Why, then, is there a consensus that much of the material may never be made available to scholars—or made available only when the Chinese government decides to relinquish is current, re-exerted control over the archives?
First, the normal process when digitizing historical materials is to digitize a relatively small section at a time, precisely so that scholarly works in progress are disrupted as little as possible. In contrast, the Chinese have simultaneously closed off access to large portions of the archives housed in various locations. Even if the now unavailable materials are actually being digitized, given the time involved in such a process, there is no telling when the materials might again be available, even by reasonable standards.
Second, and again in order to minimize the impact on scholarly works in progress, the digitization of archived materials is usually done according to a schedule that is announced well in advance. In contrast, the reductions in access to the Chinese archives were simply announced by the government as restrictions that were immediately in effect.
Lastly, before materials in an archive are digitized, they are always indexed, if only to allow those doing and overseeing the process to insure that no materials are lost or misplaced. In contrast to this basic practice, because much of the material in the Chinese archives has not been officially indexed (indeed, some of the current, ongoing scholarly efforts involved providing indexes of the materials), there will be no way to tell if the government has, in fact, removed materials from the archives and thereby only selectively and self-servingly preserved the historical record.
Because our own historical archives have generally been indexed very thoroughly up to this point, it would seem that such a thorough misappropriation of historical materials would be extremely difficult to accomplish.

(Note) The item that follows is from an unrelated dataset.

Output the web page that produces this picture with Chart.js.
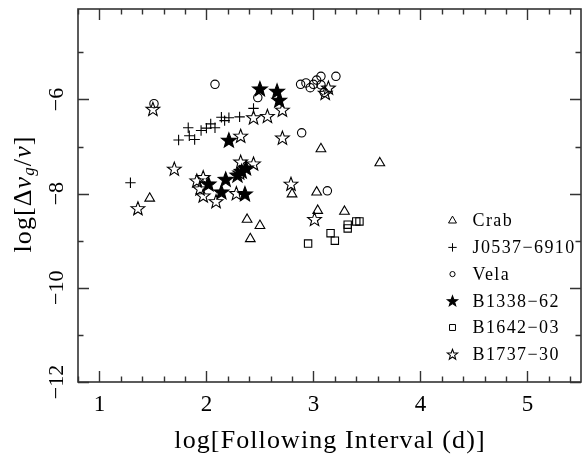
<!DOCTYPE html>
<html><head><meta charset="utf-8">
<script src="https://cdn.jsdelivr.net/npm/chart.js@4/dist/chart.umd.min.js"></script>
<style>html,body{margin:0;padding:0;background:#fff;}#c{display:block;}</style>
</head><body>
<canvas id="c" width="582" height="464"></canvas>
<script>
// ---- data (log following interval, log glitch size) ----
const crabX = [1.47, 2.38, 2.50, 2.41, 2.80, 3.03, 3.04, 3.29, 3.07, 3.62];
const crabY = [-8.10, -8.55, -8.68, -8.96, -8.01, -7.97, -8.36, -8.38, -7.05, -7.35];
const j0537X = [1.29, 1.74, 1.83, 1.84, 1.89, 1.95, 2.00, 2.04, 2.08, 2.14, 2.17, 2.21, 2.31, 2.44];
const j0537Y = [-7.77, -6.86, -6.60, -6.77, -6.85, -6.66, -6.61, -6.52, -6.60, -6.38, -6.45, -6.39, -6.37, -6.19];
const velaX = [1.51, 2.08, 2.48, 2.88, 2.93, 2.97, 3.00, 3.03, 3.07, 3.07, 3.21, 3.10, 2.89, 3.13];
const velaY = [-6.09, -5.68, -5.96, -5.68, -5.65, -5.75, -5.68, -5.59, -5.51, -5.69, -5.51, -5.85, -6.71, -7.94];
const b1338X = [2.50, 2.66, 2.68, 2.21, 2.02, 2.18, 2.14, 2.29, 2.33, 2.37, 2.36];
const b1338Y = [-5.77, -5.82, -6.01, -6.86, -7.79, -7.69, -7.96, -7.60, -7.52, -7.45, -8.00];
const b1642X = [2.95, 3.16, 3.20, 3.32, 3.32, 3.40, 3.43];
const b1642Y = [-9.06, -8.84, -9.00, -8.66, -8.74, -8.59, -8.59];
const b1737X = [1.50, 1.36, 1.70, 1.91, 1.97, 1.94, 1.97, 2.09, 2.28, 2.31, 2.32, 2.44, 2.32, 2.44, 2.57, 2.71, 2.71, 2.79, 3.01, 3.14, 3.11];
const b1737Y = [-6.20, -8.31, -7.47, -7.72, -7.65, -7.89, -8.04, -8.16, -7.99, -7.55, -7.32, -7.36, -6.77, -6.38, -6.35, -6.22, -6.81, -7.79, -8.54, -5.75, -5.86];
const seriesNames = ['Crab', 'J0537\u22126910', 'Vela', 'B1338\u221262', 'B1642\u221203', 'B1737\u221230'];
const xTickLabels = [1, 2, 3, 4, 5];
const yTickLabels = [-6, -8, -10, -12];

const SERIF = '"Liberation Serif", "Times New Roman", serif';

function pts(xs, ys) { return xs.map((x, i) => ({x: x, y: ys[i]})); }

function starPath(g, cx, cy, R) {
  cy += R * 0.1;
  g.beginPath();
  for (let i = 0; i < 10; i++) {
    const r = (i % 2 === 0) ? R : R * 0.42;
    const a = -Math.PI / 2 + i * Math.PI / 5;
    const px = cx + r * Math.cos(a), py = cy + r * Math.sin(a);
    if (i === 0) g.moveTo(px, py); else g.lineTo(px, py);
  }
  g.closePath();
}
function drawStar(g, cx, cy, R, filled) {
  starPath(g, cx, cy, R);
  g.lineWidth = 1.1;
  g.lineJoin = 'miter';
  g.strokeStyle = '#000';
  if (filled) { g.fillStyle = '#000'; g.fill(); }
  g.stroke();
}

// 'star5' styles are drawn as five-pointed stars at the library-computed point positions
const styles = [
  {pointStyle: 'triangle', radius: 5.6, fill: false},
  {pointStyle: 'cross', radius: 5.2, fill: false},
  {pointStyle: 'circle', radius: 4.2, fill: false},
  {pointStyle: 'star5', radius: 7.8, fill: true},
  {pointStyle: 'rect', radius: 5.2, fill: false},
  {pointStyle: 'star5', radius: 7.2, fill: false}
];
const legendStyles = [
  {pointStyle: 'triangle', radius: 4.6},
  {pointStyle: 'cross', radius: 4.2},
  {pointStyle: 'circle', radius: 2.6},
  {pointStyle: 'star5', radius: 5.4},
  {pointStyle: 'rect', radius: 4.2},
  {pointStyle: 'star5', radius: 5.4}
];

const allData = [pts(crabX, crabY), pts(j0537X, j0537Y), pts(velaX, velaY), pts(b1338X, b1338Y), pts(b1642X, b1642Y), pts(b1737X, b1737Y)];

const datasets = allData.map((d, i) => {
  const isStar = styles[i].pointStyle === 'star5';
  return {
    label: seriesNames[i],
    data: d,
    pointStyle: isStar ? 'circle' : styles[i].pointStyle,
    pointRadius: isStar ? 0 : styles[i].radius,
    pointHoverRadius: isStar ? 0 : styles[i].radius,
    pointBorderColor: '#000',
    pointBackgroundColor: 'rgba(0,0,0,0)',
    pointBorderWidth: 1.1,
    showLine: false,
    order: 6 - i
  };
});

const deco = {
  id: 'deco',
  beforeDatasetsDraw(chart) {
    const ctx = chart.ctx, a = chart.chartArea;
    const xs = chart.scales.x, ys = chart.scales.y;
    ctx.save();
    ctx.strokeStyle = '#333';
    ctx.lineWidth = 1.4;
    ctx.beginPath();
    for (let v = 0.8; v < 5.5 + 1e-6; v += 0.2) {
      const vv = Math.round(v * 10) / 10;
      const major = Math.abs(vv - Math.round(vv)) < 1e-6;
      const L = major ? 11 : 5.5;
      const px = Math.round(xs.getPixelForValue(vv)) + 0.5;
      if (px > a.right - 1) continue;
      ctx.moveTo(px, a.bottom); ctx.lineTo(px, a.bottom - L);
      ctx.moveTo(px, a.top); ctx.lineTo(px, a.top + L);
    }
    for (let v = -12; v <= -4; v += 1) {
      const major = (v % 2 === 0);
      const L = major ? 11 : 5.5;
      const py = Math.round(ys.getPixelForValue(v)) + 0.5;
      if (py < a.top + 1) continue;
      ctx.moveTo(a.left, py); ctx.lineTo(a.left + L, py);
      ctx.moveTo(a.right, py); ctx.lineTo(a.right - L, py);
    }
    ctx.stroke();
    ctx.lineWidth = 1.6;
    ctx.strokeRect(a.left, a.top, a.right - a.left, a.bottom - a.top);
    ctx.restore();
  },
  afterDatasetsDraw(chart) {
    const ctx = chart.ctx;
    ctx.save();
    styles.forEach((s, i) => {
      if (s.pointStyle !== 'star5') return;
      chart.getDatasetMeta(i).data.forEach(el => drawStar(ctx, el.x, el.y, s.radius, s.fill));
    });
    ctx.restore();
  },
  afterDraw(chart) {
    const ctx = chart.ctx;
    const xs = chart.scales.x, ys = chart.scales.y;
    ctx.save();
    ctx.fillStyle = '#000';
    ctx.textAlign = 'center';
    ctx.textBaseline = 'middle';
    ctx.font = '23px ' + SERIF;
    ctx.letterSpacing = '0px';
    xTickLabels.forEach(v => {
      ctx.fillText(String(v), xs.getPixelForValue(v), 405);
    });
    ctx.font = '22px ' + SERIF;
    yTickLabels.forEach(v => {
      ctx.save();
      ctx.translate(57, ys.getPixelForValue(v));
      ctx.rotate(-Math.PI / 2);
      ctx.fillText(String(v).replace('-', '\u2212'), 0, 0);
      ctx.restore();
    });
    // x title
    ctx.font = '26px ' + SERIF;
    ctx.letterSpacing = '1.1px';
    ctx.fillText('log[Following Interval (d)]', 330, 441);
    // y title with subscript
    const parts = [
      {t: 'log[\u0394', f: '26px ' + SERIF, dy: 0},
      {t: '\u03BD', f: 'italic 26px ' + SERIF, dy: 0},
      {t: 'g', f: 'italic 17px ' + SERIF, dy: 6},
      {t: '/', f: '26px ' + SERIF, dy: 0},
      {t: '\u03BD', f: 'italic 26px ' + SERIF, dy: 0},
      {t: ']', f: '26px ' + SERIF, dy: 0}
    ];
    ctx.letterSpacing = '1.1px';
    let total = 0;
    parts.forEach(p => { ctx.font = p.f; p.w = ctx.measureText(p.t).width; total += p.w; });
    ctx.save();
    ctx.translate(24, 194);
    ctx.rotate(-Math.PI / 2);
    ctx.textAlign = 'left';
    let cx = -total / 2;
    parts.forEach(p => { ctx.font = p.f; ctx.fillText(p.t, cx, p.dy); cx += p.w; });
    ctx.restore();
    // legend
    const ly0 = 220.7, dy = 26.7;
    ctx.textAlign = 'left';
    ctx.font = '18px ' + SERIF;
    ctx.letterSpacing = '1.4px';
    seriesNames.forEach((n, i) => {
      const y = ly0 + i * dy;
      const ls = legendStyles[i];
      ctx.save();
      if (ls.pointStyle === 'star5') {
        drawStar(ctx, 452.5, y, ls.radius, i === 3);
      } else {
        ctx.strokeStyle = '#000';
        ctx.fillStyle = 'rgba(0,0,0,0)';
        ctx.lineWidth = 1;
        Chart.helpers.drawPoint(ctx, {pointStyle: ls.pointStyle, radius: ls.radius, borderWidth: 1, rotation: 0}, 452.5, y);
      }
      ctx.restore();
      ctx.fillStyle = '#000';
      ctx.fillText(n, 472.5, y + 1);
    });
    ctx.restore();
  }
};

new Chart(document.getElementById('c'), {
  type: 'scatter',
  data: {datasets: datasets},
  options: {
    responsive: false,
    animation: false,
    devicePixelRatio: 1,
    layout: {autoPadding: false, padding: {left: 78, top: 9, right: 1, bottom: 82}},
    plugins: {legend: {display: false}, tooltip: {enabled: false}},
    events: [],
    scales: {
      x: {type: 'linear', min: 0.8, max: 5.5, display: false},
      y: {type: 'linear', min: -12, max: -4.08, display: false}
    }
  },
  plugins: [deco]
});
</script>
</body></html>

But it would be much less difficult to accomplish for materials related to more current events, for materials just now entering into archives. And given the efforts, in particular by Far-Right groups, to control what history is being taught–for instance, Mitch Daniels’ efforts to insure that Howard Zinn’s books were not used in Indiana schools and the legislation currently under consideration in Michigan that would ban and financially penalize the teaching of labor history–it does not seem as far-fetched as it might have seemed previously that some of our political leaders and their financial backers would seek to have historical research serve their ideology by controlling access to primary materials at their source. (Indeed, Zinn’s books were so problematic for Mitch Daniels precisely because they were written largely in response to a less formalized effort to marginalize many aspects of our national history.)
As more and more material is available to scholars primarily or perhaps only in digitized form, this is the core paradox. Imagine two funnels connected at their narrow ends. At the one wide end is the massive volume of material available to be digitized. At the other wide end is the ever broader number and range of people who will have access to materials because of their digitization. But where the two narrow ends are being joined, there is control over what is digitized and when—and the potential for tremendous abuses of that power.
Moreover, the exercise of that power has rather rapidly been shifting from our massive federal bureaucracy to massive corporations such as Google. I am fairly certain that this shift makes the possibilities for abuse even worse because, short of a completely authoritarian regime, such as still exists in China, populations can exert more direct control over who is governing them than over who is leading multinational corporations.
Indeed, as more scholarly journals and even monographs and books are made available through collections maintained by fewer and fewer, ever larger corporations, this issue clearly is not restricted to scholars relying on historical archives, but it could, instead, extend to scholars in every discipline.